Migrant Farmworkers in the United States (Part 3)

Saturday, May 01, 1993
United States

At the 1992 Helsinki Summit, previously limited references to migrant workers were expanded, and the heads of state or government mandated the newly established Office for Democratic Institutions and Human Rights to convene a seminar on migrant workers.  In the context of this expanded OSCE focus, the Helsinki Commission organized five days of public briefings examining: farm labor economics, demographics and living conditions, health and safety concerns, farmworker children's issues, and possible strategies for addressing problems facing farmworkers, their families and their employers. Those briefings were held on July 20, 1992; October 9, 1992; February 19, 1993; March 1, 1993; and April 8, 1993. The Commission subsequently published the briefing transcripts along with materials for the records submitted by the panelists. In addition, the Commission held a briefing on April 21, 1993, to hear from participants in that first OSCE seminar on migrant workers. The first four briefings were published on the Commission website in May 1993.​

Agriculture consistently ranks as one of the three most dangerous occupations in the United States, along with mining and construction. The hired farmworker men, women, and children who tend and harvest our nation's crops face a number of hazards in the workplace. For example, transportation of farmworkers to and from the fields in overcrowded trucks and vans which have had all seats and seat belts removed in order to pack in as many workers as possible, and which are driven by unlicensed, uninsured, and intoxicated drivers has resulted in vehicle overturns and crashes in which dozens of workers have been killed or maimed.

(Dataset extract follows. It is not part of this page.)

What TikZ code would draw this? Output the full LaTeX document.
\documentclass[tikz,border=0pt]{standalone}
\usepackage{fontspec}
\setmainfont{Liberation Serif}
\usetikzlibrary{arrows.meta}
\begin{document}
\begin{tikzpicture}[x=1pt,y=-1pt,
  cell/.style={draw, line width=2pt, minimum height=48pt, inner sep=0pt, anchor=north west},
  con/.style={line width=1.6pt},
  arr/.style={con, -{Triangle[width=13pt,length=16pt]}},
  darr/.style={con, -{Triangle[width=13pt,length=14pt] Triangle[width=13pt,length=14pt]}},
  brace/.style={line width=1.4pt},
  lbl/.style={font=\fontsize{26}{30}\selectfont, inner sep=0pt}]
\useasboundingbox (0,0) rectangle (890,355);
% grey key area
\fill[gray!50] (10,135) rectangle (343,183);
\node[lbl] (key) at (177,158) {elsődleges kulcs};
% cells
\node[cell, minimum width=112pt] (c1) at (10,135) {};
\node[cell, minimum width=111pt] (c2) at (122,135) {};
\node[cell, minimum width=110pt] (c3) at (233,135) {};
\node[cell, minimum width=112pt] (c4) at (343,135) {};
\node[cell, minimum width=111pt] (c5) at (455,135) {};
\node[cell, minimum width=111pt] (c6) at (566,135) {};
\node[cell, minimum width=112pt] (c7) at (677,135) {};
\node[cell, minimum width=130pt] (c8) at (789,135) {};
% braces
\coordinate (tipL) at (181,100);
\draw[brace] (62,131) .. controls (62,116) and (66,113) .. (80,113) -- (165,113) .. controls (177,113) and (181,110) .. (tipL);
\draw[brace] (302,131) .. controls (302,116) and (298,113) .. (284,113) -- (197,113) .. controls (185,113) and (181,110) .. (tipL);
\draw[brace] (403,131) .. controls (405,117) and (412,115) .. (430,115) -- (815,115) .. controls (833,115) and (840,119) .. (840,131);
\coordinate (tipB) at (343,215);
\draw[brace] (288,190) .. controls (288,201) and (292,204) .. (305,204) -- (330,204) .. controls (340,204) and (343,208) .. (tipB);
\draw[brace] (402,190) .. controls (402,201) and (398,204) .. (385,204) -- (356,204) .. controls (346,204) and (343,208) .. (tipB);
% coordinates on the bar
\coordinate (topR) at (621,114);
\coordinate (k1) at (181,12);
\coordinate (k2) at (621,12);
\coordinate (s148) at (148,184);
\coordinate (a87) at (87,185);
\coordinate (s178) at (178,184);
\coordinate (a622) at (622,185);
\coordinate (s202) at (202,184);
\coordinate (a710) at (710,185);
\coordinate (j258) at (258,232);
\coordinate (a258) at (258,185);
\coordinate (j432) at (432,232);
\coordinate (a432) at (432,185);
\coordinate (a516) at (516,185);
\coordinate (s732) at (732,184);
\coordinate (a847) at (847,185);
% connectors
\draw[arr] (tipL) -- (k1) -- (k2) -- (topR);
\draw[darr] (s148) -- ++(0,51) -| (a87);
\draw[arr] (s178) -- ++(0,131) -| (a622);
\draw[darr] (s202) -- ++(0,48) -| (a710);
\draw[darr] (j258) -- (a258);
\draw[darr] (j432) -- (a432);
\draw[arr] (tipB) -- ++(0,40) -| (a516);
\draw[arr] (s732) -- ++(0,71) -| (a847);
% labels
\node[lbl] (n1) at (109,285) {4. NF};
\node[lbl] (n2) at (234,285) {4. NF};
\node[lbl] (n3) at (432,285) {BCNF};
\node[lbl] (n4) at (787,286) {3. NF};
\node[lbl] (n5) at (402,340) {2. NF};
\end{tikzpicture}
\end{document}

Pesticide poisoning, falls from ladders, back strain from heavy lifting and prolonged bending, and farm machinery-related injuries and deaths are other hazards. Where workers lack drinking water, toilets, and wash water in the fields -- and evidence shows that only a small percentage of farm employers fully comply with the federal field sanitation regulations -- workers face an increased risk of contracting parasitic infections and other communicable diseases as well as of developing urinary tract infections, and suffering heat stroke or pesticide poisoning. Overcrowded, unsanitary living and working conditions make tuberculosis a growing occupational risk for farmworkers.